Exercise prompt — Assemble all lines in which the string "produces" appears.

Excerpt from a dataset
* * * *

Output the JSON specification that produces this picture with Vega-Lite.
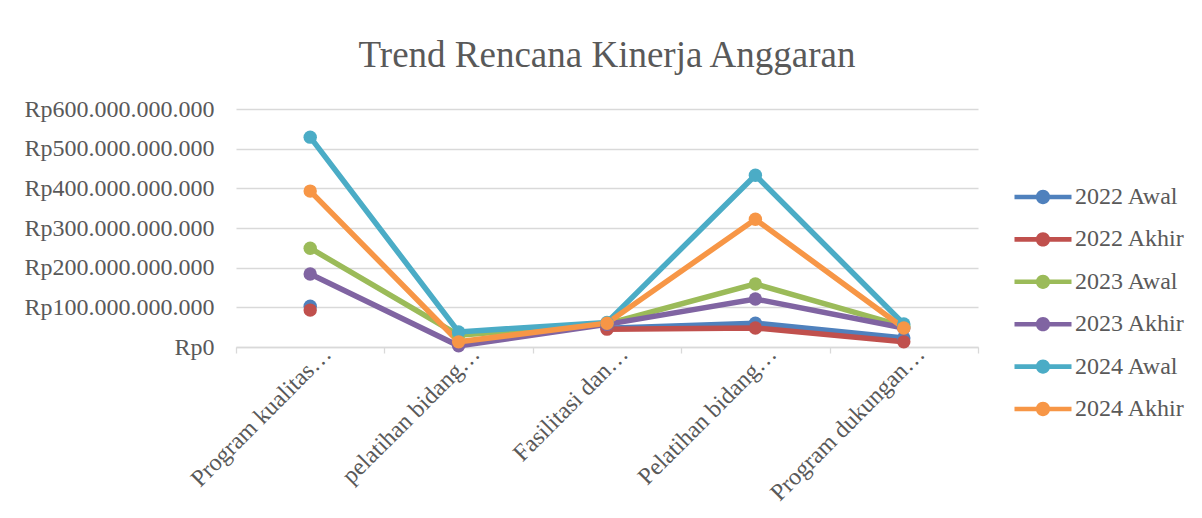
{
  "$schema": "https://vega.github.io/schema/vega-lite/v6.json",
  "width": 742,
  "height": 238,
  "padding": {"left": 23, "top": 37, "right": 5, "bottom": 5},
  "background": "white",
  "config": {
    "locale": {"number": {"decimal": ",", "thousands": ".", "grouping": [3], "currency": ["Rp", ""]}},
    "view": {"stroke": null},
    "font": "Liberation Serif"
  },
  "title": {"text": "Trend Rencana Kinerja Anggaran", "fontSize": 37, "font": "Liberation Serif", "fontWeight": "normal", "color": "#595959", "offset": 22},
  "data": {"values": [
    {"program": "Program kualitas…", "seri": "2022 Awal", "nilai": 103000000000},
    {"program": "pelatihan bidang…", "seri": "2022 Awal", "nilai": null},
    {"program": "Fasilitasi dan…", "seri": "2022 Awal", "nilai": 47000000000},
    {"program": "Pelatihan bidang…", "seri": "2022 Awal", "nilai": 60000000000},
    {"program": "Program dukungan…", "seri": "2022 Awal", "nilai": 23000000000},
    {"program": "Program kualitas…", "seri": "2022 Akhir", "nilai": 93000000000},
    {"program": "pelatihan bidang…", "seri": "2022 Akhir", "nilai": null},
    {"program": "Fasilitasi dan…", "seri": "2022 Akhir", "nilai": 45000000000},
    {"program": "Pelatihan bidang…", "seri": "2022 Akhir", "nilai": 48000000000},
    {"program": "Program dukungan…", "seri": "2022 Akhir", "nilai": 13000000000},
    {"program": "Program kualitas…", "seri": "2023 Awal", "nilai": 249000000000},
    {"program": "pelatihan bidang…", "seri": "2023 Awal", "nilai": 30000000000},
    {"program": "Fasilitasi dan…", "seri": "2023 Awal", "nilai": 58000000000},
    {"program": "Pelatihan bidang…", "seri": "2023 Awal", "nilai": 159000000000},
    {"program": "Program dukungan…", "seri": "2023 Awal", "nilai": 52000000000},
    {"program": "Program kualitas…", "seri": "2023 Akhir", "nilai": 184000000000},
    {"program": "pelatihan bidang…", "seri": "2023 Akhir", "nilai": 3000000000},
    {"program": "Fasilitasi dan…", "seri": "2023 Akhir", "nilai": 57000000000},
    {"program": "Pelatihan bidang…", "seri": "2023 Akhir", "nilai": 121000000000},
    {"program": "Program dukungan…", "seri": "2023 Akhir", "nilai": 48000000000},
    {"program": "Program kualitas…", "seri": "2024 Awal", "nilai": 529000000000},
    {"program": "pelatihan bidang…", "seri": "2024 Awal", "nilai": 38000000000},
    {"program": "Fasilitasi dan…", "seri": "2024 Awal", "nilai": 62000000000},
    {"program": "Pelatihan bidang…", "seri": "2024 Awal", "nilai": 433000000000},
    {"program": "Program dukungan…", "seri": "2024 Awal", "nilai": 58000000000},
    {"program": "Program kualitas…", "seri": "2024 Akhir", "nilai": 393000000000},
    {"program": "pelatihan bidang…", "seri": "2024 Akhir", "nilai": 13000000000},
    {"program": "Fasilitasi dan…", "seri": "2024 Akhir", "nilai": 60000000000},
    {"program": "Pelatihan bidang…", "seri": "2024 Akhir", "nilai": 322000000000},
    {"program": "Program dukungan…", "seri": "2024 Akhir", "nilai": 48000000000}
  ]},
  "encoding": {
    "x": {
      "field": "program", "type": "nominal", "sort": null,
      "scale": {"type": "band", "paddingInner": 0, "paddingOuter": 0},
      "axis": {"title": null, "labelAngle": -45, "labelAlign": "right", "labelBaseline": "alphabetic", "labelFontSize": 24, "labelFont": "Liberation Serif", "labelColor": "#595959", "labelLimit": 400, "labelPadding": 2, "labelOffset": 22, "domainColor": "#D9D9D9", "domainWidth": 1.3, "tickColor": "#D9D9D9", "tickWidth": 1.3, "tickSize": 6, "tickBand": "extent", "grid": false}
    },
    "y": {
      "field": "nilai", "type": "quantitative",
      "scale": {"domain": [0, 600000000000], "nice": false},
      "axis": {"title": null, "values": [0, 100000000000, 200000000000, 300000000000, 400000000000, 500000000000, 600000000000], "format": "$,.0f", "labelFontSize": 24, "labelFont": "Liberation Serif", "labelColor": "#595959", "labelLimit": 400, "labelPadding": 22, "domain": false, "ticks": false, "gridColor": "#D9D9D9", "gridWidth": 1.3}
    },
    "color": {
      "field": "seri", "type": "nominal", "sort": null,
      "scale": {"domain": ["2022 Awal", "2022 Akhir", "2023 Awal", "2023 Akhir", "2024 Awal", "2024 Akhir"], "range": ["#4F81BD", "#C0504D", "#9BBB59", "#8064A2", "#4BACC6", "#F79646"]},
      "legend": {"title": null, "orient": "none", "legendX": 778, "legendY": 59, "labelFontSize": 24, "labelFont": "Liberation Serif", "labelColor": "#595959", "labelLimit": 400, "symbolType": "M-1,-0.08H1V0.08H-1Z M-0.25,0A0.25,0.25 0 1,1 0.25,0A0.25,0.25 0 1,1 -0.25,0Z", "symbolSize": 3250, "symbolStrokeWidth": 0, "symbolOpacity": 1, "labelOffset": 3, "rowPadding": 1.4,
        "encode": {"symbols": {"update": {"fill": {"scale": "color", "field": "value"}, "strokeWidth": {"value": 0}}}}}
    }
  },
  "layer": [
    {"mark": {"type": "line", "strokeWidth": 5.5, "strokeCap": "round", "invalid": "break-paths-filter-domains"}},
    {"mark": {"type": "point", "filled": true, "size": 180, "opacity": 1}}
  ]
}
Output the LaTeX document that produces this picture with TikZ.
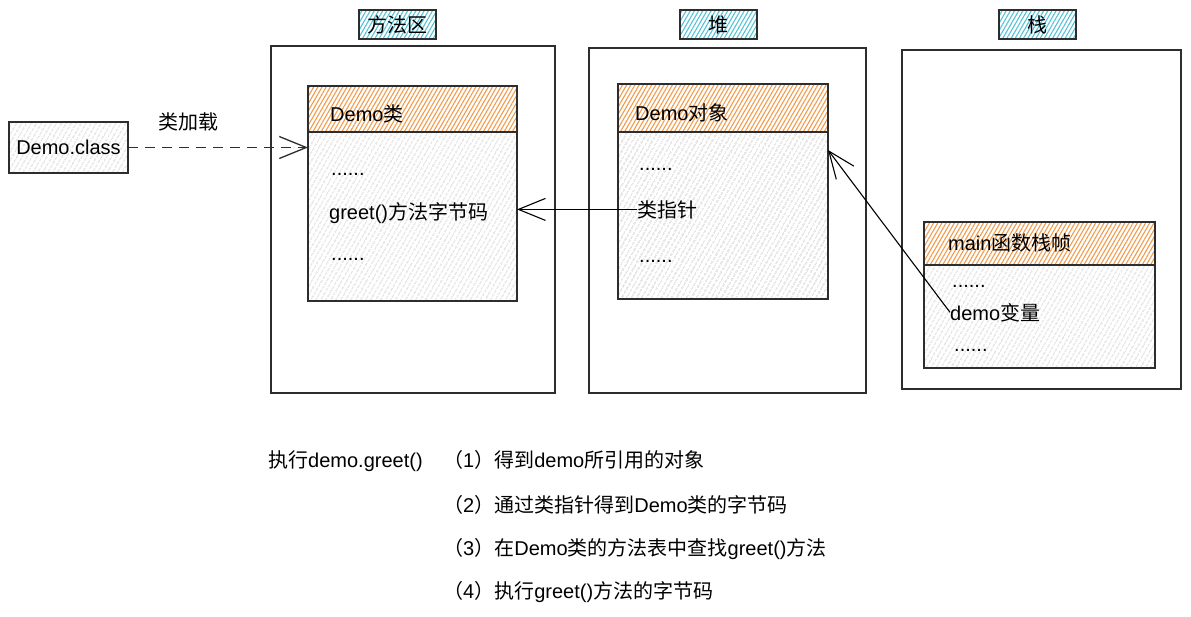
\documentclass[tikz,border=0pt]{standalone}
\usepackage{fontspec}
\setmainfont{Liberation Sans}
\newfontfamily\zhfont{Noto Sans CJK SC}
\newcommand\zh[1]{{\zhfont #1}}
\usetikzlibrary{patterns.meta,arrows.meta,calc}
\definecolor{hatchorange}{RGB}{242,155,75}
\definecolor{hatchcyan}{RGB}{85,195,215}
\definecolor{hatchgray}{RGB}{190,190,190}
\definecolor{edgec}{RGB}{45,45,45}
\begin{document}
\begin{tikzpicture}[x=1pt,y=-1pt,
  font=\fontsize{20}{24}\selectfont,
  box/.style={draw=edgec, line width=1.3pt, anchor=north west, inner sep=0pt, outer sep=0pt},
  grayhatch/.style={preaction={fill=white}, pattern={Lines[angle=60,distance=4pt,line width=0.9pt]}, pattern color=hatchgray},
  orangehatch/.style={preaction={fill=white}, pattern={Lines[angle=60,distance=3.6pt,line width=1.1pt]}, pattern color=hatchorange},
  cyanhatch/.style={preaction={fill=white}, pattern={Lines[angle=60,distance=3.6pt,line width=1.1pt]}, pattern color=hatchcyan},
  txt/.style={anchor=base west, inner sep=0pt, text=black},
  solidarrow/.style={draw=black, line width=1.1pt, -{Straight Barb[length=27pt,width=22pt]}},
  dashedarrow/.style={draw=edgec, line width=1.3pt, dash pattern=on 10pt off 7pt, -{Straight Barb[length=27pt,width=22pt]}}
]
\useasboundingbox (0,0) rectangle (1191,616);

% region labels
\node[box,cyanhatch,minimum width=77pt,minimum height=29pt,line width=1.1pt] (labMA) at (359,10) {};
\node at (labMA.center) {\zh{方法区}};
\node[box,cyanhatch,minimum width=77pt,minimum height=29pt,line width=1.1pt] (labHeap) at (680,10) {};
\node at (labHeap.center) {\zh{堆}};
\node[box,cyanhatch,minimum width=77pt,minimum height=29pt,line width=1.1pt] (labStack) at (999,10) {};
\node at (labStack.center) {\zh{栈}};

% outer regions
\node[box,minimum width=284pt,minimum height=347pt] (ma) at (271,46) {};
\node[box,minimum width=277pt,minimum height=345pt] (heap) at (589,48) {};
\node[box,minimum width=279pt,minimum height=339pt] (stack) at (902,50) {};

% Demo.class
\node[box,grayhatch,minimum width=119pt,minimum height=51pt] (dc) at (9,122) {};
\node at (dc.center) {Demo.class};

% Demo class box
\node[box,grayhatch,minimum width=209pt,minimum height=169pt] (cb) at (308,132) {};
\node[box,orangehatch,minimum width=209pt,minimum height=46pt] (ch) at (308,86) {};
\node[txt] (clsT) at (330,121) {Demo\zh{类}};
\node[txt] (c1) at (331,175) {......};
\node[txt] (greet) at (329,219) {greet()\zh{方法字节码}};
\node[txt] (c2) at (331,260) {......};

% Demo object box
\node[box,grayhatch,minimum width=210pt,minimum height=167pt] (ob) at (618,132) {};
\node[box,orangehatch,minimum width=210pt,minimum height=48pt] (oh) at (618,84) {};
\node[txt] (objT) at (635,120) {Demo\zh{对象}};
\node[txt] (o1) at (639,170) {......};
\node[txt] (ptr) at (637,217) {\zh{类指针}};
\node[txt] (o2) at (639,262) {......};

% main frame box
\node[box,grayhatch,minimum width=231pt,minimum height=103pt] (fb) at (924,265) {};
\node[box,orangehatch,minimum width=231pt,minimum height=43pt] (fh) at (924,222) {};
\node[txt] (frT) at (948,250) {main\zh{函数栈帧}};
\node[txt] (f1) at (952,287) {......};
\node[txt] (dv) at (950,320) {demo\zh{变量}};
\node[txt] (f2) at (954,351) {......};

% load label
\node (load) at (188,122) {\zh{类加载}};

% connectors
\draw[dashedarrow] (dc.east) -- (dc.east -| cb.west);
\draw[solidarrow] (ptr.west) -- (ptr.west -| cb.east);
\draw[solidarrow] (dv.west) -- ([yshift=-18pt]ob.north east);

% bottom text
\node[txt] (exec) at (268,467) {\zh{执行}demo.greet()};
\node[txt] (s1) at (443,467) {\zh{（}1\zh{）得到}demo\zh{所引用的对象}};
\node[txt] (s2) at (443,512) {\zh{（}2\zh{）通过类指针得到}Demo\zh{类的字节码}};
\node[txt] (s3) at (443,555) {\zh{（}3\zh{）在}Demo\zh{类的方法表中查找}greet()\zh{方法}};
\node[txt] (s4) at (443,598) {\zh{（}4\zh{）执行}greet()\zh{方法的字节码}};
\end{tikzpicture}
\end{document}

* * * *

Problem solution —
Output the JSON specification that produces this picture with Vega-Lite.
Output the LaTeX document that produces this picture with TikZ.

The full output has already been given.